There was evidence that a large cat, likely a cougar, had been through the area just after the rain stopped but we were enjoying each other’s company too much to have an unplanned encounter with whitetail deer and foxes that we have seen on the trail in the past. Laughter is uplifting, but it seems to scare off even the bravest of wild creatures.

We did reach the meadow, although not precisely the way that we had remembered. Our way was blocked by a newly formed slough, and discretion resolved that we take a detour. When we worked our way back towards the original trail, we took an even longer detour. Just after 1 pm, we made it to a fallen tree that had been where we had eaten lunch on the last trip. Everything felt familiar yet new. Our conversation ceased, and we sat munching on sandwiches and apples while contemplating the vista laid out in front of us.
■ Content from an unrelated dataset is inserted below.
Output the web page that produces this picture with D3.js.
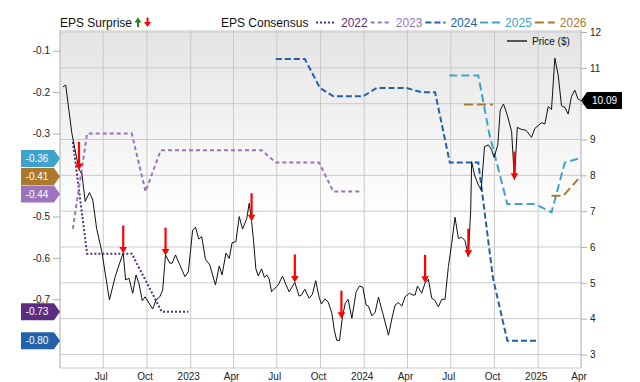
<!DOCTYPE html>
<html>
<head>
<meta charset="utf-8">
<script src="https://cdn.jsdelivr.net/npm/d3@7"></script>
<style>
body { margin: 0; background: #fff; }
svg { display: block; font-family: "Liberation Sans", Arial, sans-serif; }
</style>
</head>
<body>
<div id="chart"></div>
<script>
// price ($), weekly-ish closes
const priceDates = ["2022-04-07","2022-04-13","2022-04-26","2022-05-11","2022-05-17","2022-05-24","2022-06-02","2022-06-09","2022-06-17","2022-06-28","2022-07-14","2022-07-26","2022-08-09","2022-08-12","2022-08-17","2022-08-24","2022-09-01","2022-09-08","2022-09-14","2022-09-21","2022-09-27","2022-10-13","2022-10-20","2022-10-28","2022-11-03","2022-11-09","2022-11-18","2022-11-23","2022-11-30","2022-12-09","2022-12-20","2022-12-27",
  "2023-01-05","2023-01-11","2023-01-18","2023-01-24","2023-02-01","2023-02-10","2023-02-22","2023-03-02","2023-03-08","2023-03-16","2023-03-23","2023-03-29","2023-04-06","2023-04-13","2023-04-20","2023-04-29","2023-05-04","2023-05-09","2023-05-13","2023-05-18","2023-05-23","2023-05-30","2023-06-05","2023-06-10","2023-06-15","2023-06-20","2023-07-04","2023-07-13","2023-07-20","2023-07-27","2023-08-08","2023-08-17","2023-08-22","2023-08-29","2023-09-07","2023-09-14","2023-09-21","2023-09-28","2023-10-03","2023-10-10","2023-10-17","2023-10-25","2023-10-30","2023-11-04","2023-11-10","2023-11-16","2023-11-22","2023-11-28","2023-12-06","2023-12-15","2023-12-22","2023-12-29",
  "2024-01-05","2024-01-10","2024-01-17","2024-01-24","2024-01-31","2024-02-09","2024-02-21","2024-02-29","2024-03-06","2024-03-13","2024-03-20","2024-03-27","2024-04-05","2024-04-12","2024-04-17","2024-04-22","2024-05-01","2024-05-08","2024-05-15","2024-05-22","2024-05-28","2024-06-05","2024-06-12","2024-06-19","2024-06-26","2024-07-03","2024-07-10","2024-07-17","2024-07-24","2024-07-31","2024-08-07","2024-08-12","2024-08-14","2024-08-20","2024-08-28","2024-09-03","2024-09-10","2024-09-18","2024-09-25","2024-09-30","2024-10-08","2024-10-13","2024-10-20","2024-10-28","2024-11-06","2024-11-12","2024-11-18","2024-11-27","2024-12-06","2024-12-18","2024-12-25",
  "2025-01-08","2025-01-15","2025-01-22","2025-01-29","2025-02-05","2025-02-12","2025-02-19","2025-02-26","2025-03-05","2025-03-12","2025-03-19","2025-03-26","2025-03-31"];
const priceValues = [10.47,10.52,9.17,8.15,8.06,7.27,7.52,7.31,6.52,5.87,4.52,5.17,5.73,5.82,5.08,5.13,4.71,5.22,4.99,4.5,4.61,4.27,4.52,4.61,4.8,5.78,5.55,5.55,5.78,5.5,5.17,5.31,
  6.47,6.55,6.22,6.29,5.66,5.5,4.94,5.47,5.22,5.83,5.68,6.12,6.15,6.85,6.5,6.8,7.22,6.72,6.2,5.39,5.19,5.39,5.15,5.22,5.11,4.75,4.94,5.19,4.96,4.75,5.01,4.63,4.66,4.82,4.57,4.68,5.06,4.6,4.41,4.55,4.47,4.15,3.68,3.4,3.39,4.03,4.43,4.54,4.01,4.75,4.91,4.88,
  4.38,4.35,4.08,4.18,4.6,4.15,3.54,4.05,4.38,4.45,4.35,4.61,4.71,4.66,4.66,4.91,4.71,5.0,5.1,4.57,4.52,4.33,4.54,4.54,5.45,6.1,6.83,6.24,6.27,6.18,5.73,7.03,8.38,8.01,7.73,7.59,8.8,8.85,8.71,8.5,8.85,9.82,9.99,9.68,9.22,7.88,9.34,9.28,9.26,9.06,9.31,
  9.47,9.43,9.92,9.84,11.27,10.8,9.94,9.9,9.71,10.2,10.38,10.12,10.09];

// EPS consensus per fiscal year
const eps2022Dates = ["2022-04-28","2022-05-28","2022-08-30","2022-11-01","2022-12-27"];
const eps2022Values = [-0.32,-0.59,-0.59,-0.73,-0.73];
const eps2023Dates = ["2022-04-28","2022-05-28","2022-08-30","2022-09-28","2022-10-30","2023-05-30","2023-06-29","2023-09-28","2023-10-28","2023-12-25"];
const eps2023Values = [-0.53,-0.30,-0.30,-0.44,-0.34,-0.34,-0.37,-0.37,-0.44,-0.44];
const eps2024Dates = ["2023-06-29","2023-08-29","2023-09-30","2023-10-28","2023-12-30","2024-01-27","2024-03-30","2024-04-30","2024-05-29","2024-06-29","2024-08-28","2024-09-28","2024-10-28","2024-12-29"];
const eps2024Values = [-0.12,-0.12,-0.19,-0.21,-0.21,-0.19,-0.19,-0.20,-0.20,-0.37,-0.37,-0.65,-0.80,-0.80];
const eps2025Dates = ["2024-06-28","2024-08-28","2024-09-20","2024-10-28","2024-12-25","2025-01-29","2025-02-26","2025-03-28"];
const eps2025Values = [-0.16,-0.16,-0.30,-0.47,-0.47,-0.49,-0.37,-0.36];
const eps2026Dates = ["2024-07-29","2024-09-28","2024-11-15","2025-01-29","2025-02-23","2025-03-26"];
const eps2026Values = [-0.23,-0.23,null,-0.45,-0.45,-0.41];

const epsYears = ["2022","2023","2024","2025","2026"];

// earnings surprises (all negative -> red down arrows)
const surpriseDates = ["2022-05-11","2022-08-12","2022-11-09","2023-05-09","2023-08-08","2023-11-14","2024-05-08","2024-08-07","2024-11-12"];
const surprisePrices = [8.15,5.82,5.76,6.72,5.01,4.0,5.0,5.73,7.88];

const epsTicks = [-0.1,-0.2,-0.3,-0.4,-0.5,-0.6,-0.7,-0.8];
const priceTicks = [3,4,5,6,7,8,9,10,11,12];
const monthNames = ["Jan","Feb","Mar","Apr","May","Jun","Jul","Aug","Sep","Oct","Nov","Dec"];

const yearStyle = {
  "2022": {color: "#5b2d80", dash: "2,2"},
  "2023": {color: "#9c74bd", dash: "4,3"},
  "2024": {color: "#2162ab", dash: "6,3"},
  "2025": {color: "#3ea2cf", dash: "8,4"},
  "2026": {color: "#ab782d", dash: "9,4"}
};

const parse = d3.timeParse("%Y-%m-%d");
const plotLeft = 60, plotRight = 581, plotTop = 30, plotBottom = 368;

const svg = d3.select("#chart").append("svg").attr("width", 640).attr("height", 382);

const x = d3.scaleTime().domain([new Date(2022, 3, 1), new Date(2025, 3, 1)]).range([plotLeft, plotRight]);
const yEps = d3.scaleLinear().domain([-0.1, -0.7]).range([50.7, 299.3]);
const yPrice = d3.scaleLinear().domain([3, 12]).range([354.5, 32]);

// EPS consensus data + where the last-value badges go
const epsData = {
  "2022": eps2022Dates.map((d, i) => ({date: parse(d), value: eps2022Values[i]})),
  "2023": eps2023Dates.map((d, i) => ({date: parse(d), value: eps2023Values[i]})),
  "2024": eps2024Dates.map((d, i) => ({date: parse(d), value: eps2024Values[i]})),
  "2025": eps2025Dates.map((d, i) => ({date: parse(d), value: eps2025Values[i]})),
  "2026": eps2026Dates.map((d, i) => ({date: parse(d), value: eps2026Values[i]}))
};
const badges = epsYears.map(yr => {
  const pts = epsData[yr].filter(d => d.value !== null);
  const v = pts[pts.length - 1].value;
  return {yr: yr, value: v, y: yEps(v)};
}).sort((a, b) => a.y - b.y);
for (let k = 0; k < 20; k++) {
  for (let i = 1; i < badges.length; i++) {
    const gap = badges[i].y - badges[i - 1].y;
    if (gap < 17.5) {
      const s = (17.5 - gap) / 2;
      badges[i].y += s;
      badges[i - 1].y -= s;
    }
  }
}
const lastPrice = priceValues[priceValues.length - 1];
const py = yPrice(lastPrice);

// background
const grad = svg.append("defs").append("linearGradient")
  .attr("id", "bg").attr("x1", 0).attr("y1", 0).attr("x2", 0).attr("y2", 1);
grad.append("stop").attr("offset", "0%").attr("stop-color", "#e4e4e4");
grad.append("stop").attr("offset", "55%").attr("stop-color", "#ffffff");
grad.append("stop").attr("offset", "100%").attr("stop-color", "#ffffff");
svg.append("rect").attr("x", plotLeft).attr("y", plotTop).attr("width", plotRight - plotLeft).attr("height", plotBottom - plotTop)
  .attr("fill", "url(#bg)");

// grid
const quarterTicks = d3.timeMonth.every(3).range(new Date(2022, 3, 1), new Date(2025, 3, 2));
svg.append("g").selectAll("line").data(quarterTicks).join("line")
  .attr("x1", d => x(d)).attr("x2", d => x(d)).attr("y1", plotTop).attr("y2", plotBottom)
  .attr("stroke", "#cacaca").attr("stroke-width", 1);
svg.append("g").selectAll("line").data(priceTicks).join("line")
  .attr("x1", plotLeft).attr("x2", plotRight).attr("y1", d => yPrice(d)).attr("y2", d => yPrice(d))
  .attr("stroke", "#cacaca").attr("stroke-width", 1);
svg.append("line").attr("x1", plotLeft).attr("x2", plotRight).attr("y1", plotBottom).attr("y2", plotBottom)
  .attr("stroke", "#cacaca");

// x labels
svg.append("g").selectAll("text").data(quarterTicks.slice(1)).join("text")
  .attr("x", d => x(d) - 2).attr("y", 380)
  .attr("text-anchor", "middle").attr("font-size", 10).attr("fill", "#222")
  .text(d => d.getMonth() === 0 ? d.getFullYear() : monthNames[d.getMonth()]);

// left axis (labels hidden where a badge sits on them)
svg.append("line").attr("x1", plotLeft).attr("x2", plotLeft).attr("y1", plotTop).attr("y2", plotBottom).attr("stroke", "#c4c4c4");
const leftAxis = svg.append("g").attr("transform", "translate(" + plotLeft + ",0)")
  .call(d3.axisLeft(yEps).tickValues(epsTicks).tickSize(7).tickPadding(3)
    .tickFormat(d => badges.some(b => Math.abs(b.y - yEps(d)) < 12) ? "" : d.toFixed(1)));
leftAxis.select(".domain").remove();
leftAxis.selectAll("line").attr("stroke", "#b0b0b0");
leftAxis.selectAll("text").attr("font-size", 10).attr("fill", "#222").attr("font-family", "Liberation Sans, Arial, sans-serif");

// right axis
svg.append("line").attr("x1", plotRight).attr("x2", plotRight).attr("y1", plotTop).attr("y2", plotBottom).attr("stroke", "#c4c4c4");
const rightAxis = svg.append("g").attr("transform", "translate(" + plotRight + ",0)")
  .call(d3.axisRight(yPrice).tickValues(priceTicks).tickSize(6).tickPadding(3)
    .tickFormat(d => Math.abs(yPrice(d) - py) < 12 ? "" : d));
rightAxis.select(".domain").remove();
rightAxis.selectAll("line").attr("stroke", "#b0b0b0");
rightAxis.selectAll("text").attr("font-size", 10).attr("fill", "#222").attr("font-family", "Liberation Sans, Arial, sans-serif");

// EPS consensus lines
const epsLine = d3.line().defined(d => d.value !== null).x(d => x(d.date)).y(d => yEps(d.value));
epsYears.forEach(yr => {
  svg.append("path").datum(epsData[yr])
    .attr("d", epsLine).attr("fill", "none")
    .attr("stroke", yearStyle[yr].color).attr("stroke-width", 2)
    .attr("stroke-dasharray", yearStyle[yr].dash);
});

// price line
const price = priceDates.map((d, i) => ({date: parse(d), value: priceValues[i]}));
svg.append("path").datum(price)
  .attr("d", d3.line().x(d => x(d.date)).y(d => yPrice(d.value)))
  .attr("fill", "none").attr("stroke", "#111").attr("stroke-width", 1);

// surprise arrows
surpriseDates.forEach((d, i) => {
  const ax = x(parse(d));
  const ay = yPrice(surprisePrices[i]);
  svg.append("line").attr("x1", ax).attr("x2", ax).attr("y1", ay - 28).attr("y2", ay - 5)
    .attr("stroke", "#ff0000").attr("stroke-width", 2.2);
  svg.append("path")
    .attr("d", "M" + (ax - 3.8) + "," + (ay - 6.5) + "L" + (ax + 3.8) + "," + (ay - 6.5) + "L" + ax + "," + ay + "Z")
    .attr("fill", "#ff0000");
});

// price legend inside plot
svg.append("line").attr("x1", 507).attr("x2", 527).attr("y1", 41).attr("y2", 41)
  .attr("stroke", "#555").attr("stroke-width", 2);
svg.append("text").attr("x", 532).attr("y", 44.5).attr("font-size", 10).attr("fill", "#111").text("Price ($)");

// top legend
svg.append("text").attr("x", 60).attr("y", 27).attr("font-size", 12).attr("fill", "#111").text("EPS Surprise");
svg.append("rect").attr("x", 137).attr("y", 21).attr("width", 2).attr("height", 6).attr("fill", "#1a8a1a");
svg.append("path").attr("d", "M134.5,22.5L141.5,22.5L138,17.5Z").attr("fill", "#1a8a1a");
svg.append("rect").attr("x", 146.5).attr("y", 17.5).attr("width", 2).attr("height", 5.5).attr("fill", "#ff0000");
svg.append("path").attr("d", "M144,22L151,22L147.5,27Z").attr("fill", "#ff0000");
svg.append("text").attr("x", 221).attr("y", 27).attr("font-size", 12).attr("fill", "#111").text("EPS Consensus");

let lx = 316;
epsYears.forEach(yr => {
  svg.append("line").attr("x1", lx).attr("x2", lx + 20).attr("y1", 22.5).attr("y2", 22.5)
    .attr("stroke", yearStyle[yr].color).attr("stroke-width", 2).attr("stroke-dasharray", yearStyle[yr].dash);
  const t = svg.append("text").attr("x", lx + 25).attr("y", 27).attr("font-size", 12)
    .attr("fill", yearStyle[yr].color).text(yr);
  lx += 25 + t.node().getComputedTextLength() + 3;
});

// last-value badges on the left
badges.forEach(b => {
  svg.append("path")
    .attr("d", "M21," + (b.y - 8.5) + "L54," + (b.y - 8.5) + "L60," + b.y + "L54," + (b.y + 8.5) + "L21," + (b.y + 8.5) + "Z")
    .attr("fill", yearStyle[b.yr].color);
  svg.append("text").attr("x", 37).attr("y", b.y + 3.6).attr("text-anchor", "middle")
    .attr("font-size", 10).attr("fill", "#fff").text(b.value.toFixed(2));
});

// last price badge on the right
svg.append("path")
  .attr("d", "M" + plotRight + "," + py + "L587," + (py - 8.5) + "L622," + (py - 8.5) + "L622," + (py + 8.5) + "L587," + (py + 8.5) + "Z")
  .attr("fill", "#000");
svg.append("text").attr("x", 604.5).attr("y", py + 3.6).attr("text-anchor", "middle")
  .attr("font-size", 10).attr("fill", "#fff").text(lastPrice.toFixed(2));
</script>
</body>
</html>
Of course, we didn’t take any pictures, but like many of my experiences in our parks and wild places, I stored a memory that I can bring back if I close my eyes and relax.

An hour or so in silence and we realized that we had 9 or 10 kilometers back to our vehicle and another hour of driving to get back to our base. The hike back was uneventful mostly because it was head down, one foot after another. Taking the majesty for granted is easy to do if we let our agenda dictate the speed and focus.

We popped out of the trees onto the road about 400 meters west of where we had pulled off and parked. The sun was on our back, the final leg was downhill, and we relaxed into appreciative and slower pace.  A recognition that we would soon be caught up in the day to day routine of the city, we both began reflecting on the gift we had received that day. And then the unexpected happened, and it seemed to happen in slow motion.

In the south ditch, a female moose came wading out of a pool of water and profiled herself at the edge of the road. She gave a mighty shake and water sprayed in every direction. I don’t know if she responded to my gasp as we took in this special moment or if she knew we were there all along. She turned her head towards us, swiveled her ears and then crossed the road to the north ditch and disappeared into the forest.

We didn’t talk about the moment until we got back to Sundre. We were both trying to hold it purely and without comment. That night we both shed a tear or two of gratitude and added the moment to our album of memories.

We don’t always notice the magnificence of what we are surrounded by, but when I am open and curious, I have never been disappointed.